• [Exercise instructions]
Write the lines out again, from the top of the material to the line containing "ax = fig.add_axes([85", pictures excluded.

(Charts and diagrams as code)
******

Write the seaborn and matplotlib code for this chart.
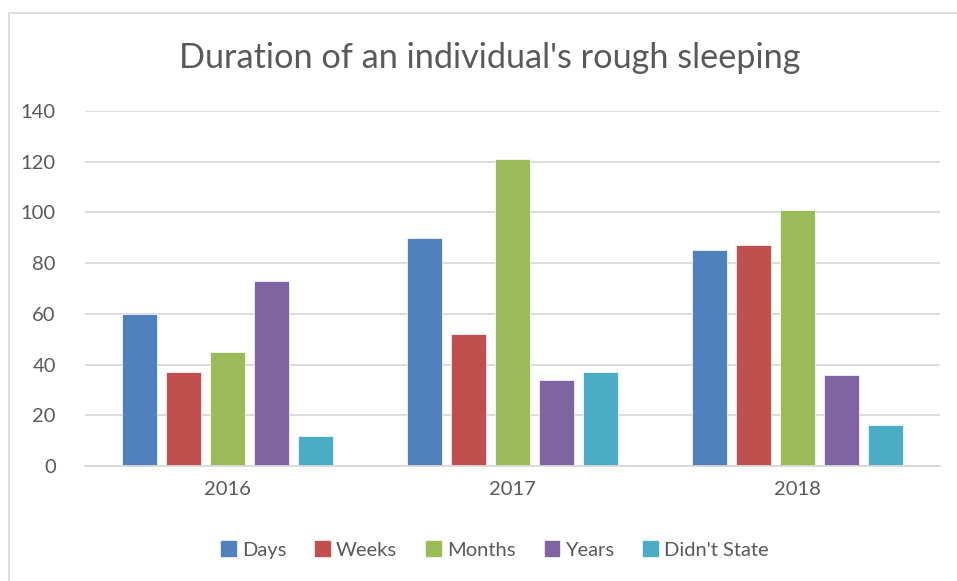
import matplotlib
matplotlib.use("Agg")
import matplotlib.pyplot as plt
import matplotlib.patches as mpatches
import pandas as pd
import seaborn as sns

years = ["2016", "2017", "2018"]
durations = ["Days", "Weeks", "Months", "Years", "Didn't State"]
days = [60, 90, 85]
weeks = [37, 52, 87]
months = [45, 121, 101]
years_vals = [73, 34, 36]
didnt_state = [12, 37, 16]
colors = ["#4F81BD", "#C0504D", "#9BBB59", "#8064A2", "#4BACC6"]

series = [days, weeks, months, years_vals, didnt_state]
rows = []
for name, vals in zip(durations, series):
    for yr, v in zip(years, vals):
        rows.append({"year": yr, "duration": name, "count": v})
df = pd.DataFrame(rows)

sns.set_style("white")
plt.rcParams["font.family"] = ["Lato", "DejaVu Sans"]
text_col = "#595959"

fig = plt.figure(figsize=(9.57, 5.81), dpi=100)
ax = fig.add_axes([85 / 957, 1 - 466 / 581, 855 / 957, 355 / 581])

sns.barplot(data=df, x="year", y="count", hue="duration", order=years,
            hue_order=durations, palette=colors, saturation=1, width=0.77,
            gap=0.2, edgecolor="white", linewidth=0.5, ax=ax, legend=True)

ax.set_ylim(0, 140)
ax.set_xlim(-0.5, 2.5)
ax.set_yticks(range(0, 141, 20))
ax.yaxis.grid(True, color="#D9D9D9", linewidth=1.3)
ax.set_axisbelow(True)
for s in ["top", "right", "left"]:
    ax.spines[s].set_visible(False)
ax.spines["bottom"].set_color("#D9D9D9")
ax.spines["bottom"].set_linewidth(1.3)
ax.tick_params(axis="both", length=0, labelsize=14.5, labelcolor=text_col)
ax.tick_params(axis="y", pad=21)
ax.tick_params(axis="x", pad=11)
ax.set_xlabel("")
ax.set_ylabel("")

ax.get_legend().remove()
handles = [mpatches.Patch(color=c, label=n) for c, n in zip(colors, durations)]
fig.legend(handles=handles, loc="center", bbox_to_anchor=(495 / 957, 1 - 550 / 581),
           ncol=5, frameon=False, fontsize=14.5, handlelength=0.72, handleheight=0.72,
           handletextpad=0.3, columnspacing=1.45, labelcolor=text_col)

fig.text(490 / 957, 1 - 58 / 581, "Duration of an individual's rough sleeping",
         ha="center", va="center", fontsize=24.7, color=text_col)

border = mpatches.Rectangle((9 / 957, -0.01), 1.0, 1 - 13 / 581 + 0.01,
                            transform=fig.transFigure, fill=False,
                            edgecolor="#D9D9D9", linewidth=1.2)
fig.patches.append(border)

fig.savefig("out.png", dpi=100)
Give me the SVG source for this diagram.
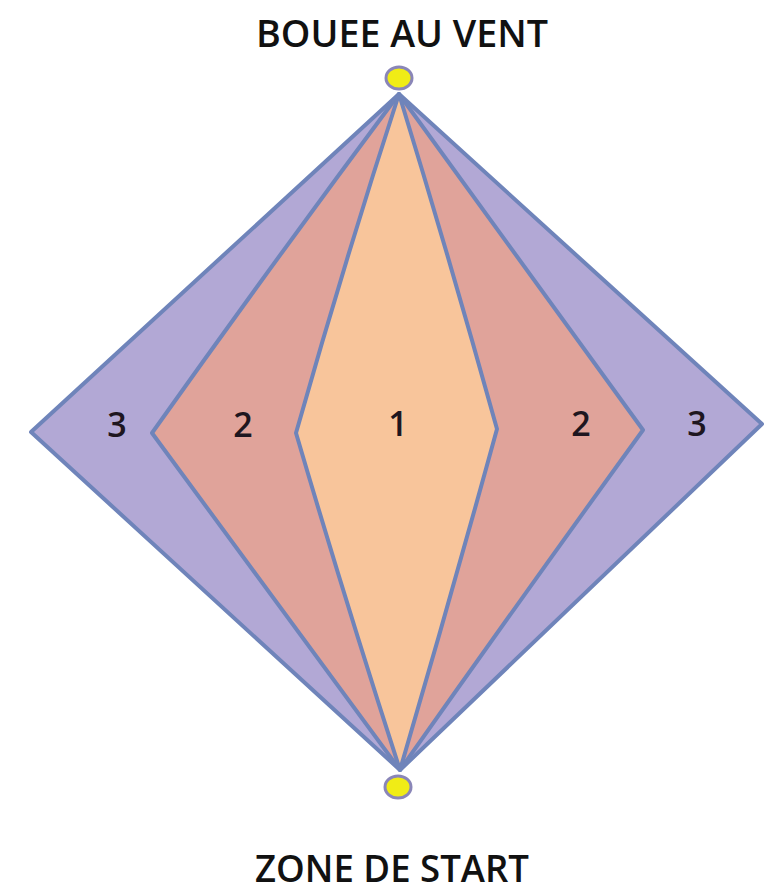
<svg xmlns="http://www.w3.org/2000/svg" width="766" height="892" viewBox="0 0 766 892">
<style>
.zone{stroke:#6F84BA;stroke-width:4;stroke-linejoin:round}
.z3{fill:#B2A8D5}
.z2{fill:#E0A39A}
.z1{fill:#F8C59B}
.num{font-family:"Open Sans","Liberation Sans",sans-serif;font-weight:600;font-size:34px;fill:#1E1620;text-anchor:middle}
.title{font-family:"Open Sans","Liberation Sans",sans-serif;font-weight:600;font-size:38px;fill:#111;text-anchor:middle}
.buoy{fill:#F0EC16;stroke:#8A86B8;stroke-width:3}
</style>
<rect width="766" height="892" fill="#fff"/>
<g id="zone3">
<path class="zone z3" d="M399,94 L762,424 L400,770 L31,432 Z"/>
<text class="num" x="117" y="437">3</text>
<text class="num" x="697" y="436">3</text>
</g>
<g id="zone2">
<path class="zone z2" d="M399,94 Q520,260 643,430 Q520,600 400,770 Q275,600 152,433 Q275,260 399,94 Z"/>
<text class="num" x="243" y="437">2</text>
<text class="num" x="581" y="436">2</text>
</g>
<g id="zone1">
<path class="zone z1" d="M399,94 Q450,260 497,429 Q450,600 400,770 Q345,600 296,433 Q345,260 399,94 Z"/>
<text class="num" x="398" y="436">1</text>
</g>
<g id="bouee">
<ellipse class="buoy" cx="399" cy="78" rx="13" ry="11"/>
<text class="title" x="402" y="47" textLength="292" lengthAdjust="spacingAndGlyphs">BOUEE AU VENT</text>
</g>
<g id="start">
<ellipse class="buoy" cx="398" cy="787" rx="13" ry="11"/>
<text class="title" x="392" y="882" textLength="274" lengthAdjust="spacingAndGlyphs">ZONE DE START</text>
</g>
<g id="connectors"></g>
</svg>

******

• [Complete output]
Write the seaborn and matplotlib code for this chart.
import matplotlib
matplotlib.use("Agg")
import matplotlib.pyplot as plt
import matplotlib.patches as mpatches
import pandas as pd
import seaborn as sns

years = ["2016", "2017", "2018"]
durations = ["Days", "Weeks", "Months", "Years", "Didn't State"]
days = [60, 90, 85]
weeks = [37, 52, 87]
months = [45, 121, 101]
years_vals = [73, 34, 36]
didnt_state = [12, 37, 16]
colors = ["#4F81BD", "#C0504D", "#9BBB59", "#8064A2", "#4BACC6"]

series = [days, weeks, months, years_vals, didnt_state]
rows = []
for name, vals in zip(durations, series):
    for yr, v in zip(years, vals):
        rows.append({"year": yr, "duration": name, "count": v})
df = pd.DataFrame(rows)

sns.set_style("white")
plt.rcParams["font.family"] = ["Lato", "DejaVu Sans"]
text_col = "#595959"

fig = plt.figure(figsize=(9.57, 5.81), dpi=100)
ax = fig.add_axes([85 / 957, 1 - 466 / 581, 855 / 957, 355 / 581])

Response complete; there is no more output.